WAR-REPORT :- Since Israel began bombarding Gaza, directly after Hamas’s 7 October 2023 attack, Egypt’s priority has been to forestall any possibility that Palestinians might be displaced en masse into Sinai. From the outset, Cairo feared that Israel might seek to expel Gaza’s people or create conditions inducing their flight through intense, indiscriminate bombing and shelling that destroys civilian infrastructure.
In the early stages of the fighting, amid a drumbeat of calls from current and former Israeli officials for pushing Palestinians out of the strip, its anxiety grew.
A clear stance against such displacement, starting in mid-October, from the U.S. and other Western partners went some way toward calming Egyptian officials, but their fears resurged as ceasefire talks faltered over the following March and April. Israel’s military operation in Rafah, now under way, have exacerbated worries about Palestinians’ expulsion.
Egyptian officials from President Sisi on down repeatedly say any such action would cross a red line. They have not spelled out precisely how Egypt would respond should that line be crossed, but doubtless the relationship with Israel would suffer.
In private, some Egyptian diplomats suggest Cairo might go as far as suspending the 1979 peace treaty that brought an end to decades of formal hostilities between the countries.
Egypt’s stance is rooted partly in principle. Cairo does not want to be seen as abetting the destruction of the Palestinian national movement and its political aspirations. Egyptian officials have long feared a repetition of the events of 1948 (known as the Nakba, Arabic for “catastrophe”), when Palestinian refugees were forced to flee their homeland and subsequently barred from returning by the new Israeli state. Another Nakba could compel Egypt to permanently shelter a considerable number of refugees from Gaza.

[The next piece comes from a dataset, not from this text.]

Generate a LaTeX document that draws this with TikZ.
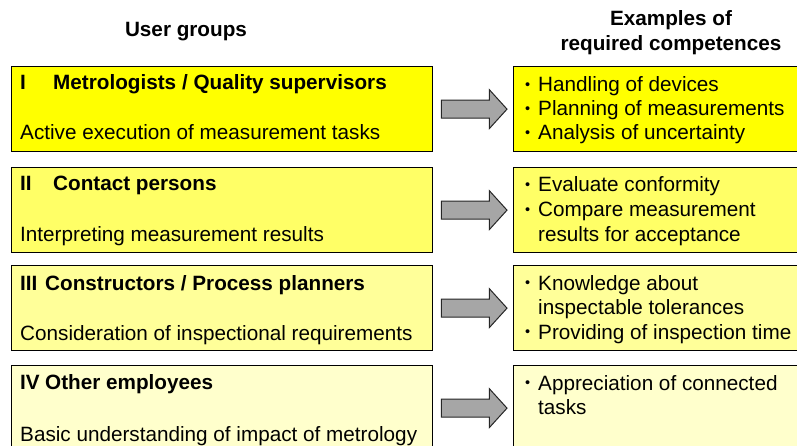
\documentclass[tikz,border=0pt]{standalone}
\usepackage{fontspec}
\setmainfont{Liberation Sans}
\usepackage{xcolor}
\usepackage{graphicx}
\usepackage{tikz}
\usetikzlibrary{calc}

\newcommand{\itembullet}{\makebox[13pt][l]{\raisebox{0.11em}{\scalebox{0.7}{\textbullet}}}}

\begin{document}
\begin{tikzpicture}[x = 1pt,
                    y = -1pt,
                    font = {\fontsize{20.7}{24.5}\selectfont}]


  % FRAME
  \useasboundingbox (0,0) rectangle (797,446);
  \clip (0,0) rectangle (797,446);


  % COLORS
  \definecolor{fillcolor_i}{RGB}{255,255,0}
  \definecolor{fillcolor_ii}{RGB}{255,255,102}
  \definecolor{fillcolor_iii}{RGB}{255,255,153}
  \definecolor{fillcolor_iv}{RGB}{255,255,204}
  \definecolor{arrowcolor}{RGB}{166,166,166}


  % STYLES
  \tikzstyle{groupstyle} = [draw=black, line width=1.3pt, anchor=north west, inner sep=0pt, minimum width=421pt, minimum height=85pt]
  \tikzstyle{compstyle} = [draw=black, line width=1.3pt, anchor=north west, inner sep=0pt, minimum width=300pt, minimum height=85pt]
  \tikzstyle{textstyle} = [anchor=base west, inner sep=0pt]
  \tikzstyle{titlestyle} = [anchor=base west, inner sep=0pt, font={\fontsize{20.7}{24.5}\selectfont\bfseries}]
  \tikzstyle{headstyle} = [anchor=base, inner sep=0pt, font={\fontsize{20.7}{24.5}\selectfont\bfseries}]
  \tikzstyle{arrowstyle} = [fill=arrowcolor, draw=black!85, line width=1pt, line join=miter]


  % HEADERS
  \node[headstyle] (h_groups) at (186,37) {User groups};
  \node[headstyle] (h_comp_a) at (671,26) {Examples of};
  \node[headstyle] (h_comp_b) at (671,50.5) {required competences};


  % USER GROUPS
  \node[groupstyle, fill=fillcolor_i] (g1) at (11,66) {};
  \node[groupstyle, fill=fillcolor_ii] (g2) at (11,167) {};
  \node[groupstyle, fill=fillcolor_iii] (g3) at (11,265) {};
  \node[groupstyle, fill=fillcolor_iv] (g4) at (11,365) {};

  \node[titlestyle] (t1) at ($(g1.north west)+(9,24)$) {\makebox[33pt][l]{I}Metrologists / Quality supervisors};
  \node[textstyle] (d1) at ($(g1.north west)+(9,74)$) {Active execution of measurement tasks};

  \node[titlestyle] (t2) at ($(g2.north west)+(9,24)$) {\makebox[33pt][l]{II}Contact persons};
  \node[textstyle] (d2) at ($(g2.north west)+(9,74)$) {Interpreting measurement results};

  \node[titlestyle] (t3) at ($(g3.north west)+(9,25)$) {\makebox[25pt][l]{III}Constructors / Process planners};
  \node[textstyle] (d3) at ($(g3.north west)+(9,75)$) {Consideration of inspectional requirements};

  \node[titlestyle] (t4) at ($(g4.north west)+(9,24)$) {\makebox[25pt][l]{IV}Other employees};
  \node[textstyle] (d4) at ($(g4.north west)+(9,76)$) {Basic understanding of impact of metrology};


  % COMPETENCES
  \node[compstyle, fill=fillcolor_i] (c1) at (513,66) {};
  \node[compstyle, fill=fillcolor_ii] (c2) at (513,167) {};
  \node[compstyle, fill=fillcolor_iii] (c3) at (513,265) {};
  \node[compstyle, fill=fillcolor_iv] (c4) at (513,365) {};

  \node[textstyle] (l1a) at ($(c1.north west)+(12,26)$) {\itembullet Handling of devices};
  \node[textstyle] (l1b) at ($(c1.north west)+(12,50)$) {\itembullet Planning of measurements};
  \node[textstyle] (l1c) at ($(c1.north west)+(12,74)$) {\itembullet Analysis of uncertainty};

  \node[textstyle] (l2a) at ($(c2.north west)+(12,25)$) {\itembullet Evaluate conformity};
  \node[textstyle] (l2b) at ($(c2.north west)+(12,49.5)$) {\itembullet Compare measurement};
  \node[textstyle] (l2c) at ($(c2.north west)+(12,74)$) {\hspace*{13pt}results for acceptance};

  \node[textstyle] (l3a) at ($(c3.north west)+(12,25)$) {\itembullet Knowledge about};
  \node[textstyle] (l3b) at ($(c3.north west)+(12,49.5)$) {\hspace*{13pt}inspectable tolerances};
  \node[textstyle] (l3c) at ($(c3.north west)+(12,74)$) {\itembullet Providing of inspection time};

  \node[textstyle] (l4a) at ($(c4.north west)+(12,25)$) {\itembullet Appreciation of connected};
  \node[textstyle] (l4b) at ($(c4.north west)+(12,49.5)$) {\hspace*{13pt}tasks};


  % ARROWS
  \draw[arrowstyle] ($(g1.east)+(8,-9)$) -- ($(g1.east)+(56,-9)$) -- ($(g1.east)+(56,-19.5)$) -- ($(c1.west)+(-6,0)$) -- ($(g1.east)+(56,19.5)$) -- ($(g1.east)+(56,9)$) -- ($(g1.east)+(8,9)$) -- cycle;
  \draw[arrowstyle] ($(g2.east)+(8,-9)$) -- ($(g2.east)+(56,-9)$) -- ($(g2.east)+(56,-19.5)$) -- ($(c2.west)+(-6,0)$) -- ($(g2.east)+(56,19.5)$) -- ($(g2.east)+(56,9)$) -- ($(g2.east)+(8,9)$) -- cycle;
  \draw[arrowstyle] ($(g3.east)+(8,-9)$) -- ($(g3.east)+(56,-9)$) -- ($(g3.east)+(56,-19.5)$) -- ($(c3.west)+(-6,0)$) -- ($(g3.east)+(56,19.5)$) -- ($(g3.east)+(56,9)$) -- ($(g3.east)+(8,9)$) -- cycle;
  \draw[arrowstyle] ($(g4.east)+(8,-9)$) -- ($(g4.east)+(56,-9)$) -- ($(g4.east)+(56,-19.5)$) -- ($(c4.west)+(-6,0)$) -- ($(g4.east)+(56,19.5)$) -- ($(g4.east)+(56,9)$) -- ($(g4.east)+(8,9)$) -- cycle;

\end{tikzpicture}
\end{document}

It could shift still more of the burden of the Palestinian question onto Arab countries. The most comprehensive form of burden shifting would be the so-called three-state solution, whereby Israel would seek to return control of Gaza to Egypt and parts of the West Bank to Jordan.

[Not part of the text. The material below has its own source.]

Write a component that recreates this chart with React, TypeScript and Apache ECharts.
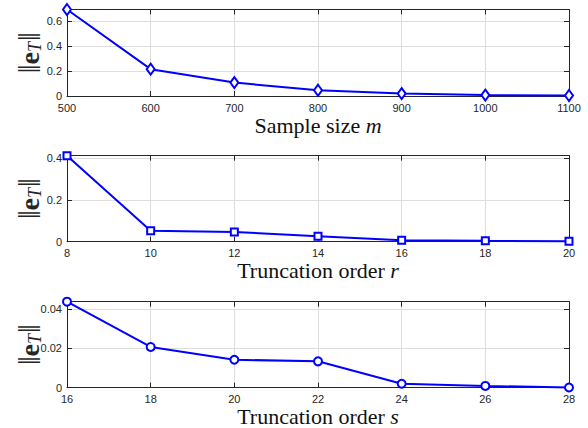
import React, { useEffect, useRef } from "react";
import * as echarts from "echarts";

const sampleSizes = [500, 600, 700, 800, 900, 1000, 1100];
const errSample = [0.69, 0.214, 0.107, 0.046, 0.019, 0.007, 0.004];

const orderR = [8, 10, 12, 14, 16, 18, 20];
const errR = [0.413, 0.053, 0.047, 0.026, 0.007, 0.004, 0.002];

const orderS = [16, 18, 20, 22, 24, 26, 28];
const errS = [0.0437, 0.0207, 0.0142, 0.0134, 0.002, 0.0009, 0.0001];

const panels = [
  { x: sampleSizes, y: errSample, xMin: 500, xMax: 1100, xInt: 100, yMax: 0.69, yInt: 0.2, symbol: "emptyDiamond", symbolSize: [8, 11], title: "Sample size ", titleVar: "m", top: 9.5, height: 86.5 },
  { x: orderR, y: errR, xMin: 8, xMax: 20, xInt: 2, yMax: 0.413, yInt: 0.2, symbol: "emptyRect", symbolSize: 7, title: "Truncation order ", titleVar: "r", top: 155.7, height: 86 },
  { x: orderS, y: errS, xMin: 16, xMax: 28, xInt: 2, yMax: 0.0437, yInt: 0.02, symbol: "emptyCircle", symbolSize: 8, title: "Truncation order ", titleVar: "s", top: 301.7, height: 86 },
];

const AX = "#262626";
const GRIDC = "#dedede";
const BLUE = "#0000ff";
const SERIF = "'Liberation Serif', 'DejaVu Serif', serif";
const SANS = "'Liberation Sans', Arial, sans-serif";

export default function App() {
  const ref = useRef<HTMLDivElement>(null);
  useEffect(() => {
    if (!ref.current) return;
    const chart = echarts.init(ref.current, null, { renderer: "svg" });
    const grids: any[] = [];
    const xAxes: any[] = [];
    const yAxes: any[] = [];
    const series: any[] = [];
    const graphics: any[] = [];
    panels.forEach((p, i) => {
      grids.push({ left: 67, right: 19, top: p.top, height: p.height });
      xAxes.push({
        type: "value", gridIndex: i, min: p.xMin, max: p.xMax, interval: p.xInt, position: "bottom",
        axisLine: { show: true, lineStyle: { color: AX, width: 1 } },
        axisTick: { show: true, inside: true, length: 5, lineStyle: { color: AX } },
        axisLabel: { color: AX, fontSize: 11, fontFamily: SANS, margin: 6, formatter: (v: number) => String(v) },
        splitLine: { show: true, lineStyle: { color: GRIDC, width: 1 } },
      });
      xAxes.push({
        type: "value", gridIndex: i, min: p.xMin, max: p.xMax, interval: p.xInt, position: "top",
        axisLine: { show: true, onZero: false, lineStyle: { color: AX, width: 1 } },
        axisTick: { show: true, inside: true, length: 5, lineStyle: { color: AX } },
        axisLabel: { show: false },
        splitLine: { show: false },
      });
      yAxes.push({
        type: "value", gridIndex: i, min: 0, max: p.yMax, interval: p.yInt, position: "left",
        axisLine: { show: true, lineStyle: { color: AX, width: 1 } },
        axisTick: { show: true, inside: true, length: 5, lineStyle: { color: AX } },
        axisLabel: { color: AX, fontSize: 11, fontFamily: SANS, margin: 5, showMaxLabel: false, formatter: (v: number) => String(+v.toFixed(6)) },
        splitLine: { show: true, lineStyle: { color: GRIDC, width: 1 } },
      });
      yAxes.push({
        type: "value", gridIndex: i, min: 0, max: p.yMax, interval: p.yInt, position: "right",
        axisLine: { show: true, onZero: false, lineStyle: { color: AX, width: 1 } },
        axisTick: { show: true, inside: true, length: 5, lineStyle: { color: AX } },
        axisLabel: { show: false },
        splitLine: { show: false },
      });
      series.push({
        type: "line", xAxisIndex: i * 2, yAxisIndex: i * 2,
        data: p.x.map((v, k) => [v, p.y[k]]),
        symbol: p.symbol, symbolSize: p.symbolSize, showAllSymbol: true,
        lineStyle: { color: BLUE, width: 2 },
        itemStyle: { color: BLUE, borderColor: BLUE, borderWidth: 2 },
        clip: false,
      });
      const mid = p.top + p.height / 2;
      graphics.push({
        type: "text", x: 29, y: mid, rotation: Math.PI / 2,
        style: {
          text: "{n|‖}{b|e}{s|T}{n|‖}",
          align: "center", verticalAlign: "middle",
          rich: {
            n: { fontFamily: SERIF, fontSize: 31, fill: AX },
            b: { fontFamily: SERIF, fontSize: 28, fontWeight: "bold", fill: AX },
            s: { fontFamily: SERIF, fontSize: 18, fontStyle: "italic", fill: AX, padding: [12, 1, 0, 0] },
          },
        },
      });
      graphics.push({
        type: "text", x: 318, y: p.top + p.height + 29,
        style: {
          text: `{n|${p.title}}{i|${p.titleVar}}`,
          align: "center", verticalAlign: "middle",
          rich: {
            n: { fontFamily: SERIF, fontSize: 22, fill: "#111" },
            i: { fontFamily: SERIF, fontSize: 22, fontStyle: "italic", fill: "#111" },
          },
        },
      });
    });
    chart.setOption({
      animation: false,
      backgroundColor: "#ffffff",
      grid: grids,
      xAxis: xAxes,
      yAxis: yAxes,
      series,
      graphic: graphics,
    });
    return () => chart.dispose();
  }, []);
  return <div ref={ref} style={{ width: 588, height: 428, position: "absolute", left: 0, top: 0 }} />;
}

Far-fetched as these ideas may sound, Egyptian officials suspect that Israel, or at least parts of its body politic, have precisely such long-term plans. Another mass expulsion or displacement, finally, would end any hope for Palestinian statehood, a cause with which Egyptians feel heartfelt solidarity.
But within Egyptian officialdom the questions of principle mingle with deep-seated anxieties about security. Egypt lost the Sinai Peninsula to Israel in the 1967 war, recovering it in full only in 1982, following the 1973 war and the diplomacy that culminated in the 1979 peace treaty.
During Muslim Brotherhood-affiliated President Mohamed Morsi’s truncated term in office (2012-2013), security agencies suspected that he might collude with Hamas, a Brotherhood offshoot, to create an Islamist alliance in Sinai.
That did not happen, but a version of the same scenario haunts security officials today. For decades, a jihadist and at times Islamic State (ISIS)-linked insurgency has roiled the northern Sinai, sometimes cooperating with militants in Gaza – though not Hamas, which opposes ISIS – and officials fear that an influx of Palestinians to the peninsula could embolden it.
They also worry that a large Palestinian population in Sinai would turn it into a staging area for attacks on Israel, leaving Egypt in the unenviable position of having to suppress such activity or suffer Israeli reprisal. From the war’s early days, they took such concerns to Egypt’s Western partners.
For the most part, world powers have adopted clear positions against such displacement. In the first few days of the conflict, media outlets reported that European leaders were dangling financial incentives, such as debt cancellation, before officials in Cairo in exchange for Egypt accepting Palestinian refugees.
On 15 October, however, U.S. National Security Advisor Jake Sullivan indicated that, “in terms of the larger question of whether those who leave can return, the United States has a very simple proposition on this: it’s [that] when people leave their homes in conflict … they deserve the right to return to those homes. … And this situation is no different”.
Since then, Western capitals have strongly opposed any notion of Palestinians being forced out of Gaza.